Totterdown Sprouting was first set up by local residents Hannah Condrey and Alexandra Allen. The aim was to emulate the work of Incredible edible Todmorden, where edible plants are planted within the community. The aims of the project are:
Reconnect people with food production
Reclaim derelict pieces of land for productive uses
More colourful and verdant local area
Encourage greater biodiversity
The project covers all of Totterdown and has planted various edible plants around the area. Our key sites include Totterdown Square Beds, Community Orchard, Stanley Hill Planters, and "Zone A".
We are always in need of people to join in. No real expertise is required, just a willingness to get stuck in and have a chat. Anyone with planting skills would be greatly appreciated, and we are very ope to suggestions and people leading on new ideas.
The brick planters in Totterdown Square are owned by the management company for the Tesco building and square. TRESA approached them and asked if we could adopt the planters since they were frequently full of litter. Despite a steady stream of litter we have made good progress.
Nearly a tonne of top soil was added to the beds to make them more fertile. The bed closest to ATM was planted with edible plants, such as the Cherry tree in the middle, strawberry bushes, potatoes, carrots, chard and other leafy greens. The other bed, outside the Chinese restaurant, has been planted with herbs such as rosemary, thyme, lavender, and a bay tree in the centre.
There is now a regular gardening club dedicated to these beds.

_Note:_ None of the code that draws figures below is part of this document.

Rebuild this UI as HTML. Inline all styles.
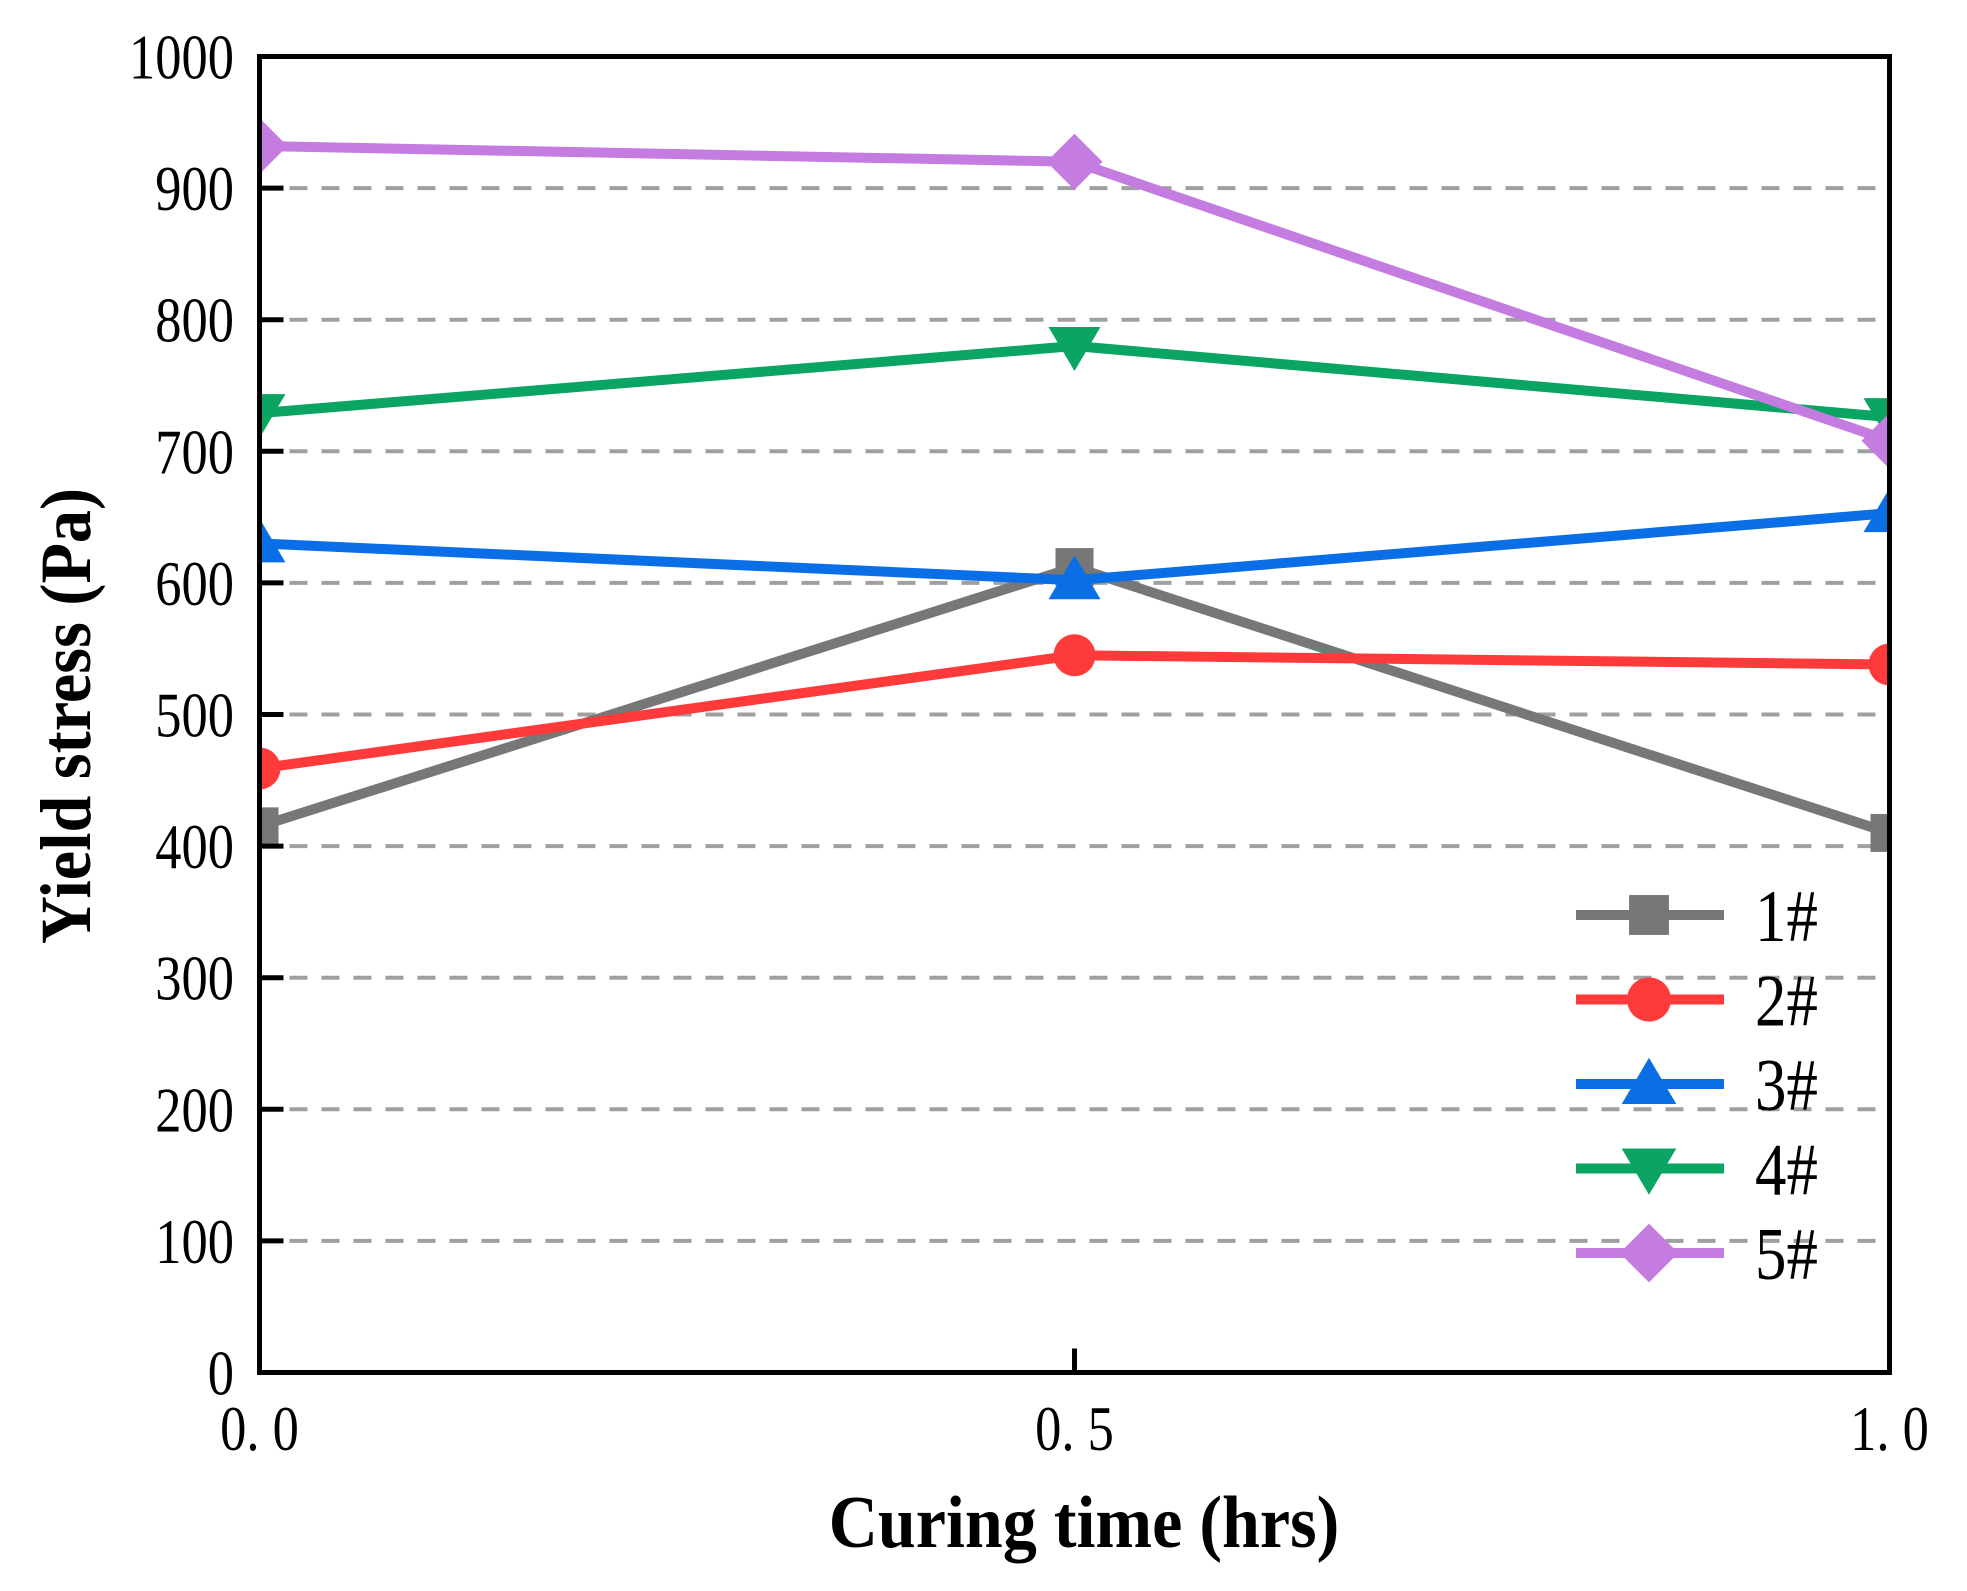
<!DOCTYPE html>
<html><head><meta charset="utf-8"><style>
html,body{margin:0;padding:0;background:#fff;}
svg text{font-family:"Liberation Serif",serif;}
</style></head><body>
<svg id="chart" width="1967" height="1586" xmlns="http://www.w3.org/2000/svg"></svg>
<script>
const categories=[0,0.5,1.0];
const xTickLabels=["0. 0","0. 5","1. 0"];
const yTicks=[0,100,200,300,400,500,600,700,800,900,1000];
const seriesNames=["1#","2#","3#","4#","5#"];
const s1=[415,612,410];
const s2=[459,545,538];
const s3=[630,602,653];
const s4=[729,780,726];
const s5=[932,920,708];
const seriesValues=[s1,s2,s3,s4,s5];
const colors=["#777777","#ff3a3a","#0a6fe6","#0aa463","#c47ce0"];
const markers=["square","circle","tri-up","tri-down","diamond"];

const L=259.5,R=1889.5,T=56.5,B=1372.5;
const xs=v=>L+(v-0)/(1-0)*(R-L);
const ys=v=>B-(v/1000)*(B-T);
const svg=document.getElementById('chart');
const NS="http://www.w3.org/2000/svg";
function mk(tag,attrs,parent){const e=document.createElementNS(NS,tag);for(const k in attrs)e.setAttribute(k,attrs[k]);(parent||svg).appendChild(e);return e;}

function marker(type,x,y,c,g,s){
  s=s||1;
  let e;
  if(type==="square")e=mk('rect',{x:x-19*s,y:y-19*s,width:38*s,height:38*s,fill:c},g);
  else if(type==="circle")e=mk('circle',{cx:x,cy:y,r:21*s,fill:c},g);
  else if(type==="tri-up")e=mk('polygon',{points:`${x},${y-25*s} ${x+26*s},${y+19*s} ${x-26*s},${y+19*s}`,fill:c},g);
  else if(type==="tri-down")e=mk('polygon',{points:`${x},${y+25*s} ${x+26*s},${y-19*s} ${x-26*s},${y-19*s}`,fill:c},g);
  else e=mk('polygon',{points:`${x},${y-28*s} ${x+28*s},${y} ${x},${y+28*s} ${x-28*s},${y}`,fill:c},g);
  return e;
}

const grid=mk('g',{});


yTicks.forEach(t=>{
  if(t===0||t===1000)return;
  const l=mk('line',{x1:L+30,x2:R,y1:ys(t),y2:ys(t),stroke:'#a0a0a0','stroke-width':4,'stroke-dasharray':'18,14'},grid);
  
  
});

const defs=mk('defs',{});
const cp=mk('clipPath',{id:'plotclip'},defs);
mk('rect',{x:L,y:T,width:R-L,height:B-T},cp);

const sg=mk('g',{'clip-path':'url(#plotclip)'});
seriesValues.forEach((vals,i)=>{
  const g=mk('g',{},sg);
  
  
  const pts=vals.map((v,j)=>xs(categories[j])+','+ys(v)).join(' ');
  const pl=mk('polyline',{points:pts,fill:'none',stroke:colors[i],'stroke-width':10,'stroke-linejoin':'round'},g);
  
  
  vals.forEach((v,j)=>{
    const m=marker(markers[i],xs(categories[j]),ys(v),colors[i],g);
    
    
  });
});

const frame=mk('rect',{x:L,y:T,width:R-L,height:B-T,fill:'none',stroke:'#000','stroke-width':5});



const yax=mk('g',{});


yTicks.forEach(t=>{
  mk('line',{x1:L,x2:L+24,y1:ys(t),y2:ys(t),stroke:'#000','stroke-width':5},yax);
  const tx=mk('text',{x:0,y:0,'text-anchor':'end','font-size':64,transform:`translate(234,${ys(t)+22}) scale(0.82,1)`},yax);
  tx.textContent=t;
  
  
});
const xax=mk('g',{});


categories.forEach((c,j)=>{
  mk('line',{x1:xs(c),x2:xs(c),y1:B,y2:B-24,stroke:'#000','stroke-width':5},xax);
  const tx=mk('text',{x:0,y:0,'text-anchor':'middle','font-size':64,transform:`translate(${xs(c)},1450) scale(0.82,1)`},xax);
  tx.textContent=xTickLabels[j];
  
  
});

const xt=mk('text',{x:0,y:0,'text-anchor':'middle','font-size':74,'font-weight':'bold',transform:'translate(1084,1547) scale(0.92,1)'});
xt.textContent='Curing time (hrs)';


const yt=mk('text',{x:0,y:0,'text-anchor':'middle','font-size':72,'font-weight':'bold',transform:'translate(90,716) rotate(-90) scale(0.92,1)'});
yt.textContent='Yield stress (Pa)';



const lg=mk('g',{});


seriesNames.forEach((n,i)=>{
  const y=915+i*84.5;
  const e=mk('g',{},lg);
  
  
  mk('line',{x1:1576,x2:1724,y1:y,y2:y,stroke:colors[i],'stroke-width':10},e);
  marker(markers[i],1649,y,colors[i],e,1.05);
  const tx=mk('text',{x:0,y:0,'font-size':74,transform:`translate(1755,${y+26}) scale(0.85,1)`},e);
  tx.textContent=n;
});
</script>
</body></html>
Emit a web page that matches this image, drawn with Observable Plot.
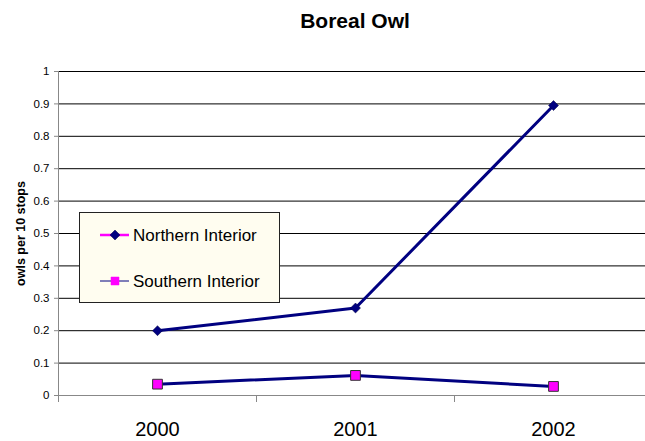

The club meets outside at 11:45am on the 2nd Monday of the month outside Tesco.
A key focal points for the project is the community orchard located at the bottom of Park Street. This is because the site has lots of different species to be managed throughout the year and it has great potential.
Park Street had terraced houses on either side of the road until 1960's when one side was cleared. Many of the plots remained abandoned for many years and had become overgrown and were just destinations for fly tippers! Local residents started the work over 10 years ago clearing the rubbish and trying to keep it looking respectable. Over that time, some fruit trees has been planted along with berry bushes.
In 2011, the council tried to sell the site for development. Local residents were objected because the land did not belong to the council, so was not their's to sell. After a battle with local government bureaucracy, it was agreed that the council did not own the site so could not sell it, and it was agreed to lease the site to TRESA for a community orchard.
Totterdown Sprouting is guided by the team interests, so if you have an idea, then let us know.
Most areas require ongoing maintenance, such as weeding, clearing rubbish, pruning, new planting. This will continue for all current sites.
We have plans in place for the orchard, including adding more trees, hand rails for steps, aerator for the pond, and a storage shed for tools.